▼

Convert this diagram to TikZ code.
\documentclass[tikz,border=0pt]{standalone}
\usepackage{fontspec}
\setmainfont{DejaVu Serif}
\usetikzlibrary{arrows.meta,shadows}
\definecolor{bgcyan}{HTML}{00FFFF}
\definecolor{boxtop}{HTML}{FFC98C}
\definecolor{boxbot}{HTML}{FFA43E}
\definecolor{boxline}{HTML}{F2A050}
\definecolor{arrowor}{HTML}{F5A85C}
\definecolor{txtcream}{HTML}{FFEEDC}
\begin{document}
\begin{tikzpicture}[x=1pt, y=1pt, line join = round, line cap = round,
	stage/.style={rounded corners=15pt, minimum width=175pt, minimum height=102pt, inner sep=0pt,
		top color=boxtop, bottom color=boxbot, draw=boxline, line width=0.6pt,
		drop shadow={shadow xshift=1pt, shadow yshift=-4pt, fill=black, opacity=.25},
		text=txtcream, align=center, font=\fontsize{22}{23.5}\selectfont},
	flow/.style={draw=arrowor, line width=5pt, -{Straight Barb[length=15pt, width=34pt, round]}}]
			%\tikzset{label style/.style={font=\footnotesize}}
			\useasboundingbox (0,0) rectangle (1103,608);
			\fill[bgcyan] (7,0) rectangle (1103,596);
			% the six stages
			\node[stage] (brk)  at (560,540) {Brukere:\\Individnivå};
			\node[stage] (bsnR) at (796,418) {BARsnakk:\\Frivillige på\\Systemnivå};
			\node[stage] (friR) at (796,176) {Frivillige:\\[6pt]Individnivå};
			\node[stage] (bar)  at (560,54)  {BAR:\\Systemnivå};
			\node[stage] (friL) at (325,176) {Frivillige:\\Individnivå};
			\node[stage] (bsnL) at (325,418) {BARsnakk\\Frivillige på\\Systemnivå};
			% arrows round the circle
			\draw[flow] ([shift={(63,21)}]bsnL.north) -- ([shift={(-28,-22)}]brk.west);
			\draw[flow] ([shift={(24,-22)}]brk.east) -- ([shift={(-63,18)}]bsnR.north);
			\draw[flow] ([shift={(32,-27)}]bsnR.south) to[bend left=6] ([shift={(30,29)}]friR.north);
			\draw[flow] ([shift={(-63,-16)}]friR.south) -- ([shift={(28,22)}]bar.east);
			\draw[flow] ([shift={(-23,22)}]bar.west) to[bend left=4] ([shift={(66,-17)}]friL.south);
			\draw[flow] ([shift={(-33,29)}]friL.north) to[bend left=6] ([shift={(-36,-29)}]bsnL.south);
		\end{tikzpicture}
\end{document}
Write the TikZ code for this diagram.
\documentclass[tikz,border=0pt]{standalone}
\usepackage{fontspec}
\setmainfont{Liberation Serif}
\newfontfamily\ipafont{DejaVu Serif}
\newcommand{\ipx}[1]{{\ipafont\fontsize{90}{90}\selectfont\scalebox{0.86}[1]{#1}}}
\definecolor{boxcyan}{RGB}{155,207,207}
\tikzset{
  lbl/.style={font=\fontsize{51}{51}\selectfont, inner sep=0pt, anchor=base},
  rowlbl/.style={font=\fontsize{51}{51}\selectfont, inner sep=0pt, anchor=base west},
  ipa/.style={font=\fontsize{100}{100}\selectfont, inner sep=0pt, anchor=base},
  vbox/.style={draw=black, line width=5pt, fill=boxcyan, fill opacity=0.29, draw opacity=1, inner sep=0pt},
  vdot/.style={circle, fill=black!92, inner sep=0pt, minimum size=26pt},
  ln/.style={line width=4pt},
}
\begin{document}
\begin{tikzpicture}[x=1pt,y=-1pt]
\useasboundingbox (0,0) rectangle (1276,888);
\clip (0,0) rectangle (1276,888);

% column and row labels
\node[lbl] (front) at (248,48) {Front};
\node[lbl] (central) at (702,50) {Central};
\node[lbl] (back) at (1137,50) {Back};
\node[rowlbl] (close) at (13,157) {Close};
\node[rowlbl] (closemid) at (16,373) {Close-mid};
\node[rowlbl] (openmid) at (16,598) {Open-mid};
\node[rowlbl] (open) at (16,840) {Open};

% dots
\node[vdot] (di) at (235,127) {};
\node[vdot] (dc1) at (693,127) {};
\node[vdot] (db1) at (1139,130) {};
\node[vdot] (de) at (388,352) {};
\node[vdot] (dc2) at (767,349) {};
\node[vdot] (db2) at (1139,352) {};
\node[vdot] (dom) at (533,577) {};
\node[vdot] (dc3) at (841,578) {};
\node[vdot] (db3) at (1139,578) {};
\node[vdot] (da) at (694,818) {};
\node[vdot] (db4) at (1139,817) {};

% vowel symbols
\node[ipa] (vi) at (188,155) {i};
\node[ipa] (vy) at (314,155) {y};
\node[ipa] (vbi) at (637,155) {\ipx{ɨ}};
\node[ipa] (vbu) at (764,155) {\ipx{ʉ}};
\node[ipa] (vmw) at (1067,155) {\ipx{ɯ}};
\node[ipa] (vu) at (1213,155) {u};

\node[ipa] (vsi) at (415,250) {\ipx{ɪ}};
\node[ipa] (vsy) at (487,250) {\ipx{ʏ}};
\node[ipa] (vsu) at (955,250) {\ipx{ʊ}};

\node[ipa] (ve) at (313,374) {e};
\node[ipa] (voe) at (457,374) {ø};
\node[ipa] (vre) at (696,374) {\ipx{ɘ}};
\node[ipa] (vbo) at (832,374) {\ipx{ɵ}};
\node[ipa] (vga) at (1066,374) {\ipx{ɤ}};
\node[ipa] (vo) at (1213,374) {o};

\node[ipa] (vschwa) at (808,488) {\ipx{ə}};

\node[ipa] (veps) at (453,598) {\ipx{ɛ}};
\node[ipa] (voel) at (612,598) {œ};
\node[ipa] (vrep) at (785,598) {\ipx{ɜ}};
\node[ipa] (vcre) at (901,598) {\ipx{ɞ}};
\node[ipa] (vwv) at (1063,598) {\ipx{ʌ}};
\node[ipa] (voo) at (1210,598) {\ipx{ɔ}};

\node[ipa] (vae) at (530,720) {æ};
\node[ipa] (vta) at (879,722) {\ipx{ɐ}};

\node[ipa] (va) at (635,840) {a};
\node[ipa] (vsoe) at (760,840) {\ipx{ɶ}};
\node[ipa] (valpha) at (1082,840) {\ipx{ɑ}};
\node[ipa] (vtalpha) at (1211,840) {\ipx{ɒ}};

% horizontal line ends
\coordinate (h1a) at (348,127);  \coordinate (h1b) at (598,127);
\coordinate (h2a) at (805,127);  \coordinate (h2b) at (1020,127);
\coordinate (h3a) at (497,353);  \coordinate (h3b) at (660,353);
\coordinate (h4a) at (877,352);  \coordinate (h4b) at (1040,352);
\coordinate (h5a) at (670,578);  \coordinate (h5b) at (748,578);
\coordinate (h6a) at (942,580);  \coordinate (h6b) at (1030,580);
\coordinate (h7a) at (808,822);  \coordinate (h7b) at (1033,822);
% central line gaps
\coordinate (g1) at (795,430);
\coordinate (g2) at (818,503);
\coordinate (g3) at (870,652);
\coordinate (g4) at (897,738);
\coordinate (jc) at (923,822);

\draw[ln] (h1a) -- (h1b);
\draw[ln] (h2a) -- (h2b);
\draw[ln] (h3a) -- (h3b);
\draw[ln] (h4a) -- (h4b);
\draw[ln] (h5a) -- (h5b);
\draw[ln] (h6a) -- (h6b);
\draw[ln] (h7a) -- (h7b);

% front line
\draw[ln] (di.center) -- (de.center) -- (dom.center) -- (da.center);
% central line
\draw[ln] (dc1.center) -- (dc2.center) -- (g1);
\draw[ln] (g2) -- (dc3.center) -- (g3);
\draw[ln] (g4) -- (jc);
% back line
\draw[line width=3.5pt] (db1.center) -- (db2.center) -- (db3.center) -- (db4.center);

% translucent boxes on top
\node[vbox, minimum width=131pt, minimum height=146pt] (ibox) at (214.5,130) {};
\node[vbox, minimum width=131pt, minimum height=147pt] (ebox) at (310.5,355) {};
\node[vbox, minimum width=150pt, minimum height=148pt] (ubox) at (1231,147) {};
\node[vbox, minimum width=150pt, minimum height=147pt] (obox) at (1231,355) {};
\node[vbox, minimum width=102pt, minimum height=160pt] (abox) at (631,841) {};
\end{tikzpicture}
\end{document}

▲

The lines to collect are those holding the string "diagram"; copy them all.

**Exercise answer**
Convert this diagram to TikZ code.
Write the TikZ code for this diagram.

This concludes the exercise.